(CN) — Washington state wildlife managers wiped out an entire pack of wolves that roamed near the Canadian border in the remote Colville National Forest, after ranchers claimed the wolves killed cattle grazing on both private and public land.
State officials said Monday they had killed the last two known members of the Wedge wolf pack, after investigations showed the wolves had taken part in 16 livestock attacks on animals belonging to three different ranchers. Officials said the wolves killed four animals since May and injured 19.
One of the ranchers involved was Len McIrvin, owner of the Diamond M Ranch, according to the Capital Press.
“It’s a blood bath,” McIrvin told the Capital Press. “I don’t know if we’re going to have any cattle left when we’re done with this.”
McIrvin, who leases federal land to graze his cattle, has long criticized nonlethal methods of discouraging wolves from preying on livestock. Washington Department of Fish & Wildlife has killed more wolves based on complaints from Diamond M Ranch than from any other livestock producer, including the entire Old Profanity Pack last summer.
Washington Gov. Jay Inslee asked the department to kill fewer wolves, after last year’s contentious and litigation-filled grazing season ended with the state having killed nine wolves based on complaints over livestock predation.
The most recent count, conducted at the end of 2019, showed a minimum of 108 wolves in Washington state, up from 97 in 2018.
In July, near the beginning of this year’s summer grazing season, Kelly Susewind, director of the Washington Department of Fish & Wildlife, wrote to Inslee saying the agency aimed to improve what it sees as the best non-lethal method to prevent wolves from eating livestock — range riding.
Range riders accompany cattle on horseback as they graze, deterring wolf predation via human presence. Prosecutors are currently investigating the case of two range riders accused of taking a shopping trip to Spokane, Wash. when they were supposed to be deep in the Kettle Range, paid to ride alongside cattle owned by McIrwin’s Diamond M Ranch.
While they were gone, wolves from the Old Profanity Pack attacked the cattle the pair was supposed to be guarding, according to court documents in a lawsuit where environmentalists challenged the state’s wolf kill program. After that, the state wildlife agency killed every member of the wolf pack. Prosecutors haven’t said yet whether they will file charges against the couple involved.
Just increasing range riding is not enough to prevent wolves from killing livestock grazing in a national forest, according to Sophia Ressler, Washington state wildlife advocate with the Center for Biological Diversity. Ressler said her group wants rules requiring better documentation of non-lethal measures that can be enforced before the department is allowed to consider killing wolves.
“We want assurance that non-lethal measures were done properly and were actually the correct preventative measure for the situation,” Ressler told Courthouse News.
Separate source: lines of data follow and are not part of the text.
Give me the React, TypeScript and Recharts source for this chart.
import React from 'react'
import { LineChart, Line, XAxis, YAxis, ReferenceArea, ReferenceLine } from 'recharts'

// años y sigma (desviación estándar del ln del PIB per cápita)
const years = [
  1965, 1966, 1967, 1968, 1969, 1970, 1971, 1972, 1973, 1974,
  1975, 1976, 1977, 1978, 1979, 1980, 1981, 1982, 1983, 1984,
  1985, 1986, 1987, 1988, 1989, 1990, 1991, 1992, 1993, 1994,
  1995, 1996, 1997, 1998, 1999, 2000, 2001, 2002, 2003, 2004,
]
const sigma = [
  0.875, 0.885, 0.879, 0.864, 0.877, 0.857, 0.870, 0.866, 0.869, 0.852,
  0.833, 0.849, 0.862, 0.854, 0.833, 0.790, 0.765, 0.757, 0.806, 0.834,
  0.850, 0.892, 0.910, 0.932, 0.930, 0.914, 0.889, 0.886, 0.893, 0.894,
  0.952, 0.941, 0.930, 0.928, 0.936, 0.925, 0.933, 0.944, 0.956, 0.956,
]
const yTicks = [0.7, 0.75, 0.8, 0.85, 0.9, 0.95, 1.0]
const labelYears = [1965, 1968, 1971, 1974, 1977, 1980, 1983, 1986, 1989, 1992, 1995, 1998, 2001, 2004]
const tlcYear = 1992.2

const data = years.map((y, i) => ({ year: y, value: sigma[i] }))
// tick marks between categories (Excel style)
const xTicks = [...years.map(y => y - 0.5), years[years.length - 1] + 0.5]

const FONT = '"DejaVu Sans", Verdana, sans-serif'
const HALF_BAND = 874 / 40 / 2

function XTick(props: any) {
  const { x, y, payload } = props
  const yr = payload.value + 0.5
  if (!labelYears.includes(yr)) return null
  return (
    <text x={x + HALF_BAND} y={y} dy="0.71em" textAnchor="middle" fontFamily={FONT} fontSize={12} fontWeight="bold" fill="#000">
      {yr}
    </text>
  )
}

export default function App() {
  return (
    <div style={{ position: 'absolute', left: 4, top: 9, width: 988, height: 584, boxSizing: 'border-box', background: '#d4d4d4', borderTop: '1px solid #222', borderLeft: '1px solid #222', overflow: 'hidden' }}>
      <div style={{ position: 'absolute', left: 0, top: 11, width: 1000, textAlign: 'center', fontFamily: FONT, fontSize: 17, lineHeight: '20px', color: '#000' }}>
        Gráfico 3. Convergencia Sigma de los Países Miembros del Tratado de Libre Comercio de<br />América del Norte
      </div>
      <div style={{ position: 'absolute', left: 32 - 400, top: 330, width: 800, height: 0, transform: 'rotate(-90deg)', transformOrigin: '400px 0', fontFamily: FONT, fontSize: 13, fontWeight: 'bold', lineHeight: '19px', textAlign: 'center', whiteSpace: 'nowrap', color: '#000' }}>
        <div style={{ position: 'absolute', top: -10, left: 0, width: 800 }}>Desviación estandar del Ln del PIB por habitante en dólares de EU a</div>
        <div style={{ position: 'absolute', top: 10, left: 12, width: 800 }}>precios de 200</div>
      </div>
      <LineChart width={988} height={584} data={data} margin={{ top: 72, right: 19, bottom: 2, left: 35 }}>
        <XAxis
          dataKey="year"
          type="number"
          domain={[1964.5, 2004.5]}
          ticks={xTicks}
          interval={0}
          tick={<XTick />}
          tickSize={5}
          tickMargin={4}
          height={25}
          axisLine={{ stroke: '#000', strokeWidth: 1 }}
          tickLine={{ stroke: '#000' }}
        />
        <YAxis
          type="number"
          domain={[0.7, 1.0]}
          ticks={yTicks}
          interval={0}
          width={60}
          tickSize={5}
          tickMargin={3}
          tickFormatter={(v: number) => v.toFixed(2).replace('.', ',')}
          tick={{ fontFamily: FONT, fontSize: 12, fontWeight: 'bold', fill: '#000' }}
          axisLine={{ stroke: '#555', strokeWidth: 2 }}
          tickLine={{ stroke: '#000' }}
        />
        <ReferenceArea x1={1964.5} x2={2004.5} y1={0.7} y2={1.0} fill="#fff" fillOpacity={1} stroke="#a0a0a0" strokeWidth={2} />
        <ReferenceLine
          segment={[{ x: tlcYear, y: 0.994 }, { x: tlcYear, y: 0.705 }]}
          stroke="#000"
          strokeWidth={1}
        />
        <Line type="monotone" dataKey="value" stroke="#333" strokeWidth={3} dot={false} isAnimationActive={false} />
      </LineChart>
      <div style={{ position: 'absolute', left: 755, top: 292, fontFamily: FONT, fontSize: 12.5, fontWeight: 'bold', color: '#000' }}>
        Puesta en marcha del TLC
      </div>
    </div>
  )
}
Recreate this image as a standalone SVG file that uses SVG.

The department wants to launch a series of new non-lethal methods of deterring livestock predation, department spokeswoman Staci Lehman said over the phone. Ideas include putting bells on cows, hanging strings of red flags that Lehman said might frighten wolves when they flutter in the wind, and putting equipment near cattle herds that can detect wolves wearing radio collars and emit loud noises to scare them away. But those ideas haven’t yet been fully implemented, Lehman said, because funding is limited and because some supplies are restricted during the Covid-19 pandemic.
The department does reimburse ranchers who lose cattle to wolves, but ranchers like McIrwin say the program doesn’t pay enough. On grazing sites over 100 acres, where surveying for wolf kills would be too difficult, the government pays ranchers the full current market value for two animals for every animal confirmed to have been killed by a wolf. And on smaller grazing sites where surveys are more practical, the government will pay the full market value for every animal confirmed to be killed by wolves.
“Some take advantage of it, and some don’t,” Lehman said. “It’s a lot of paperwork, so some don’t want to spend the time doing it.”
Officials are also trying to kill one or two wolves in the Leadpoint pack after officials said they had killed livestock on private grazing land in Stevens County. And the department tried and failed several times to kill a wolf from the Togo pack this summer. Lehman said that wolf kill order is no longer active, since the Togo pack hasn’t been found to have killed any livestock in over two months. She said the pack may have moved after state-sponsored hunters tried to shoot its members from low-flying helicopters.
“Sometimes the act of trying to kill a wolf will change their behavior,” Lehman said.
Ressler said it was “ludicrous” for the department to rely on lethal methods of managing livestock conflict.
“The nonstop killing of wolves in Washington has to end now,” Ressler said. “These wolves shouldn’t be gunned down just for trying to feed their families.”